My throat is just a tiny bit sore. I feel fine. I'm soooo glad. This all could have landed me in the hospital or needing surgery. So much worse than it was.

We spent all day at church yesterday. I brought sandwhich stuff and I ran to Wal-Mart for the cheese I forgot to bring from home (can't have sandwhiches in our family without cheese!), a tomato, and dessert. We had so much fun. We watched Bible cartoons while we ate (LOL!) and then Brad and Sara took a nap in one of the Sunday school rooms. One of them (I think it's the teen girls?) put a couch in there with a cute slipcover. Perfect for Sunday afternoon napping! Ha! Bet they weren't thinking of that when they put it in there! Emmy, who was not interested in napping, crawled around the sanctuary while I chatted with my brother Matthew on the phone. It was a very good day. I think folks oughtta stay and hang out with us next week.

Friday, November 7, 2008

Bleh!

Tuesday night I woke up with a sore throat. It got worse throughout the day on Wednesday and that night it got bad. It hurts to even swallow my own spit. (You don't know how much you appreciate that until you can't do it!). And I was running a fever. I had chills so bad Wednesday night I actually was having muscle spasms in my back. I went to the clinic yesterday, sure it was strep. Well it's not strep. They think it's a really bad bacterial infection in my throat. My tonsils are swollen up HUGE! The dangly thing in the middle is actually resting on one. Anyway, when I told them I was glad at least that it wasn't strep, she said she'd rather I had strep! She said strep is easy to treat and get rid of. She doesn't think this junk is gonna be so easy.

The thing is too, that off and on since I was twelve, I've had trouble with my tonsils. Nothing big. Just annoying. Never been seen for it. A month or so ago I felt yucky and my tonsils were acting up and I wondered if it was my tonsils making me sick. It went away though and I didn't think about it.

Sooo... it kind of freaked me out when she said to watch my breathing...if I have trouble breathing it could be a paratonsillar abcess, which is an emergency situation. When she told me that, I told her about my tonsil issues.
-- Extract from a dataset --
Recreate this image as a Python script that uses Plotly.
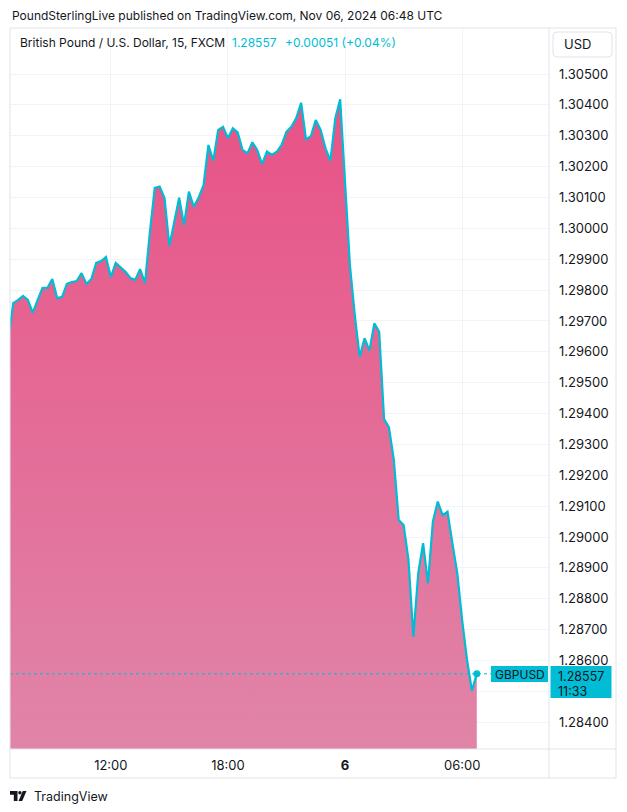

She said she didn't think it was that bad YET, just to watch it. They gave me a GINORMOUS shot of antibiotics. WOW that stung. My hip is super sore now.

Ibuprofen is keeping the fever at bay. I feel better today as far as I'm not wiped out like I was yesterday. But my throat still hurts. I haven't been able to eat anything since Wednesday night. They said to just forget about eating, and to just try to drink and stay hydrated. Bleh. I hate it. I want to eat, but I can't.

They said that if I'm not significantly improved by Saturday, then I have to come back in.

I woke up this morning at 1 am all paranoid about my breathing. And then my paranoia was making me breathe weird. LOL! So I got up and made Brad's & Sara's lunch for today (torture, I tell ya!) and did some laundry. By then I was settled down enough I could go back to sleep.

I am sooooo ready to be over this. PRAY I get over this soon and PRAY the kids and Brad don't get it. I am trying to wash my hands often and keep everyone out of my face (hard to do with kiddos!).